Dan: So what’s your relationship to skateboarding?
AB: I went to boarding school in New Hampshire in 1981 and some kid had a Thrasher and it was totally liberating. It was what I was looking for, two fingers in the air, fuck off punk rock, and DIY attitude through and through. There was a total synergy between music, action, expression.
Dan: So Thrasher did it?
AB: Well I had skateboards like a Logan earth ski, a Hobie, then I got a Dogtown one at a store in Beaverdale and I was blown away. The synchronicity was so evident between music, art, and skating it’s so obvious.
Dan: Yeah I talked about the relationship with the biker world and the skate world, now music and skating, art and skating, which I think is more a creative thing.
AB: Yeah maybe, but it’s all about individuality right? Who doesn’t want to do that.
Dan: What would come first? You doing a piece for the shop or having the fucking Gorilla Biscuits play a show on the third floor of the shop?

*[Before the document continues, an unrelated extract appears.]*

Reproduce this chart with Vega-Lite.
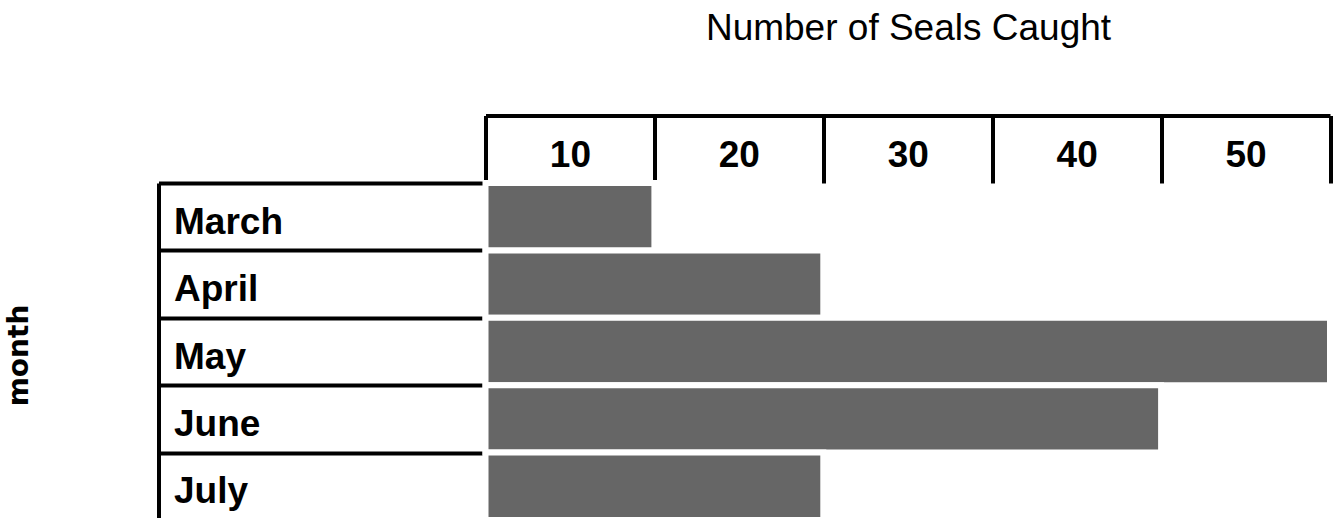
{
  "$schema": "https://vega.github.io/schema/vega-lite/v6.json",
  "autosize": "none",
  "padding": {"left": 485.5, "top": 183, "right": 4, "bottom": 0},
  "width": 844.5,
  "height": 337,
  "background": "white",
  "config": {"view": {"stroke": null}},
  "data": {
    "values": [
      {"month": "March", "seals": 10},
      {"month": "April", "seals": 20},
      {"month": "May", "seals": 50},
      {"month": "June", "seals": 40},
      {"month": "July", "seals": 20}
    ]
  },
  "mark": {"type": "bar", "color": "#666666", "stroke": "white", "strokeWidth": 6},
  "encoding": {
    "x": {
      "field": "seals",
      "type": "quantitative",
      "scale": {"domain": [0, 50], "nice": false},
      "axis": {
        "orient": "top",
        "offset": 67.5,
        "tickSize": -67.5,
        "values": [0, 10, 20, 30, 40, 50],
        "labelExpr": "datum.value == 0 ? '' : datum.label",
        "labelOffset": -84.45,
        "labelAlign": "center",
        "labelBaseline": "alphabetic",
        "labelPadding": 16.3,
        "labelFlush": false,
        "labelOverlap": false,
        "labelFont": "Liberation Sans",
        "labelFontWeight": "bold",
        "labelFontSize": 37,
        "labelColor": "black",
        "domainColor": "black",
        "domainWidth": 4,
        "tickColor": "black",
        "tickWidth": 4,
        "grid": false,
        "title": "Number of Seals Caught",
        "titleFont": "Liberation Sans",
        "titleFontWeight": "normal",
        "titleFontSize": 37,
        "titleColor": "black",
        "titleX": 422.5,
        "titleY": -76,
        "titleAlign": "center",
        "titleBaseline": "alphabetic"
      }
    },
    "y": {
      "field": "month",
      "type": "nominal",
      "sort": ["March", "April", "May", "June", "July"],
      "scale": {"paddingInner": 0, "paddingOuter": 0},
      "axis": {
        "orient": "left",
        "offset": 327,
        "tickSize": -327,
        "tickBand": "extent",
        "labelAlign": "left",
        "labelBaseline": "alphabetic",
        "labelOffset": 16.6,
        "labelPadding": 312,
        "labelFont": "Liberation Sans",
        "labelFontWeight": "bold",
        "labelFontSize": 37,
        "labelColor": "black",
        "domainColor": "black",
        "domainWidth": 4,
        "tickColor": "black",
        "tickWidth": 4,
        "grid": false,
        "title": "month",
        "titleFont": "DejaVu Sans",
        "titleFontWeight": "bold",
        "titleFontSize": 28,
        "titleColor": "black",
        "titleAngle": 270,
        "titleX": -131.5,
        "titleY": 172,
        "titleAlign": "center",
        "titleBaseline": "alphabetic"
      }
    }
  }
}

AB: Come on, me doing a piece for you! There are four guys you’d have to get here and have us practice first and all that…that’s really expensive.
Dan: I met Walter, he’s a natural, he doesn’t have to practice at anything.

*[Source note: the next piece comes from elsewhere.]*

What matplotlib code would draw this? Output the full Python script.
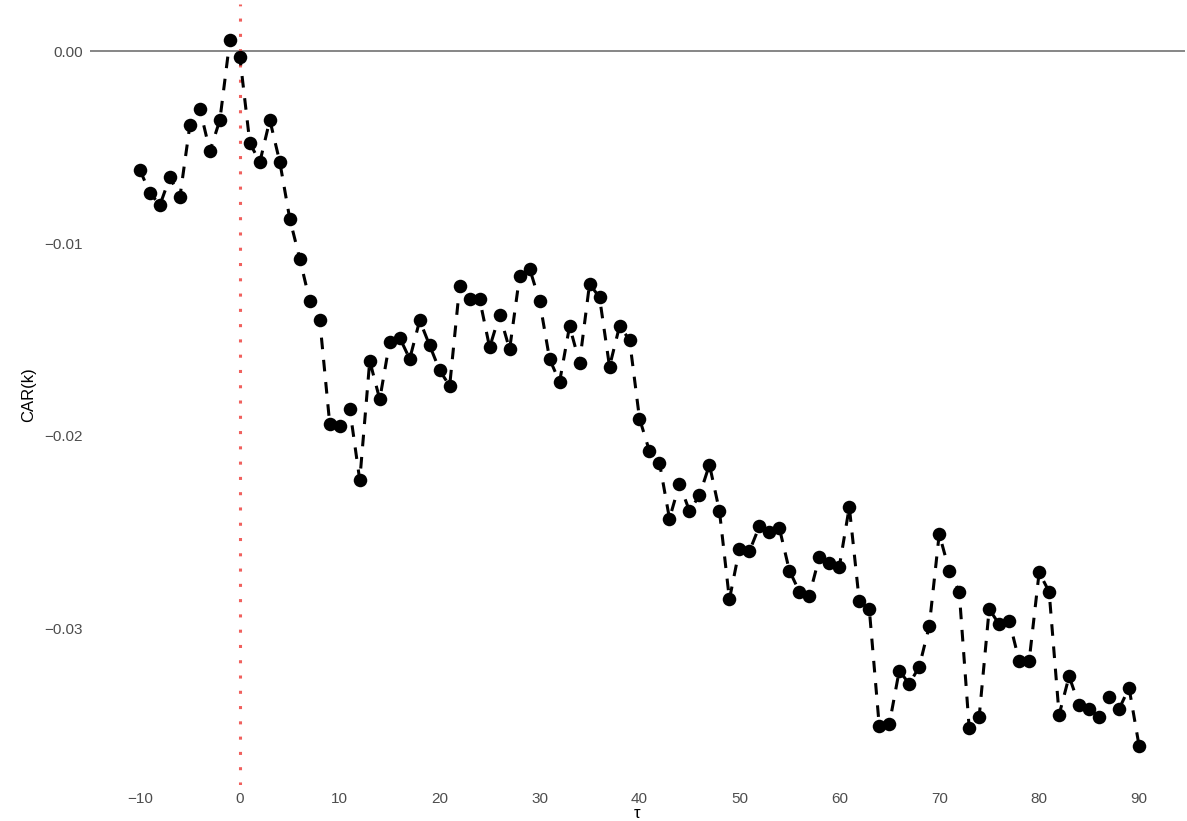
import numpy as np
import matplotlib.pyplot as plt

plt.rcParams['font.family'] = ['Liberation Sans', 'DejaVu Sans']

tau = np.arange(-10, 91)
car = [
    -0.00618, -0.00738, -0.00800, -0.00655, -0.00758, -0.00384, -0.00301, -0.00520, -0.00358, 0.00057,
    -0.00031, -0.00478, -0.00577, -0.00358, -0.00577, -0.00873, -0.01080, -0.01300, -0.01400, -0.01940,
    -0.01950, -0.01860, -0.02230, -0.01610, -0.01810, -0.01510, -0.01490, -0.01600, -0.01400, -0.01530,
    -0.01660, -0.01740, -0.01220, -0.01290, -0.01290, -0.01540, -0.01370, -0.01550, -0.01170, -0.01130,
    -0.01300, -0.01600, -0.01720, -0.01430, -0.01620, -0.01210, -0.01280, -0.01640, -0.01430, -0.01500,
    -0.01910, -0.02080, -0.02140, -0.02430, -0.02250, -0.02390, -0.02310, -0.02150, -0.02390, -0.02850,
    -0.02590, -0.02600, -0.02470, -0.02500, -0.02480, -0.02700, -0.02810, -0.02830, -0.02630, -0.02660,
    -0.02680, -0.02370, -0.02860, -0.02900, -0.03510, -0.03500, -0.03220, -0.03290, -0.03200, -0.02990,
    -0.02510, -0.02700, -0.02810, -0.03520, -0.03460, -0.02900, -0.02980, -0.02960, -0.03170, -0.03170,
    -0.02710, -0.02810, -0.03450, -0.03250, -0.03400, -0.03420, -0.03460, -0.03360, -0.03420, -0.03310,
    -0.03610,
]
xticks = [-10, 0, 10, 20, 30, 40, 50, 60, 70, 80, 90]
yticks = [0.00, -0.01, -0.02, -0.03]

fig = plt.figure(figsize=(11.87, 8.21), dpi=100)
ax = fig.add_axes([90 / 1187, 1 - 785 / 821, 1095 / 1187, 781 / 821])

ax.axhline(0, color='#666666', lw=1.1, zorder=1)
ax.axvline(0, color='#F0605D', lw=2.2, linestyle=(0, (1, 4)), zorder=1)
ax.plot(tau, car, color='black', lw=2.2, linestyle=(0, (3.8, 3.5)), zorder=2)
ax.scatter(tau, car, s=95, color='black', zorder=3, linewidths=0)

ax.set_xlim(-15, 94.6)
ax.set_ylim(-0.03815, 0.00245)
ax.set_xticks(xticks)
ax.set_yticks(yticks)
ax.set_yticklabels(['0.00', '\u22120.01', '\u22120.02', '\u22120.03'])
ax.set_xticklabels([str(t).replace('-', '\u2212') for t in xticks])
ax.tick_params(length=0, labelsize=11, colors='#4d4d4d', pad=5)
for s in ax.spines.values():
    s.set_visible(False)

ax.set_xlabel('\u03c4', fontsize=12, labelpad=0)
ax.set_ylabel('CAR(k)', fontsize=12, labelpad=6)

fig.savefig('out.png', dpi=100)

AB: You’re right, he wouldn’t care, but everyone else probably would.
Dan: Last question, are you staying in Des Moines?
AB: I think so. Despite the grass being always, always, greener I really do appreciate things here that I have. There are good people here, I can afford it, and if the fine art world business picks up again the dollar goes really far here in Des Moines and I can just fly out to visit my friends.
Dan: Well thanks Al I really appreciate it. Des Moines is a better place with you in it. I mean, the people here have no idea that one of their own had a signature shoe on Vans, that’s fucking saying something.
AB: Well it is kind of nowhere but it’s MY nowhere and I think that’s why I stay.
Dan: I know EXACTLY what you mean, love you pal.
AB: Thanks, one more useless thing to have in my life, love you to buddy.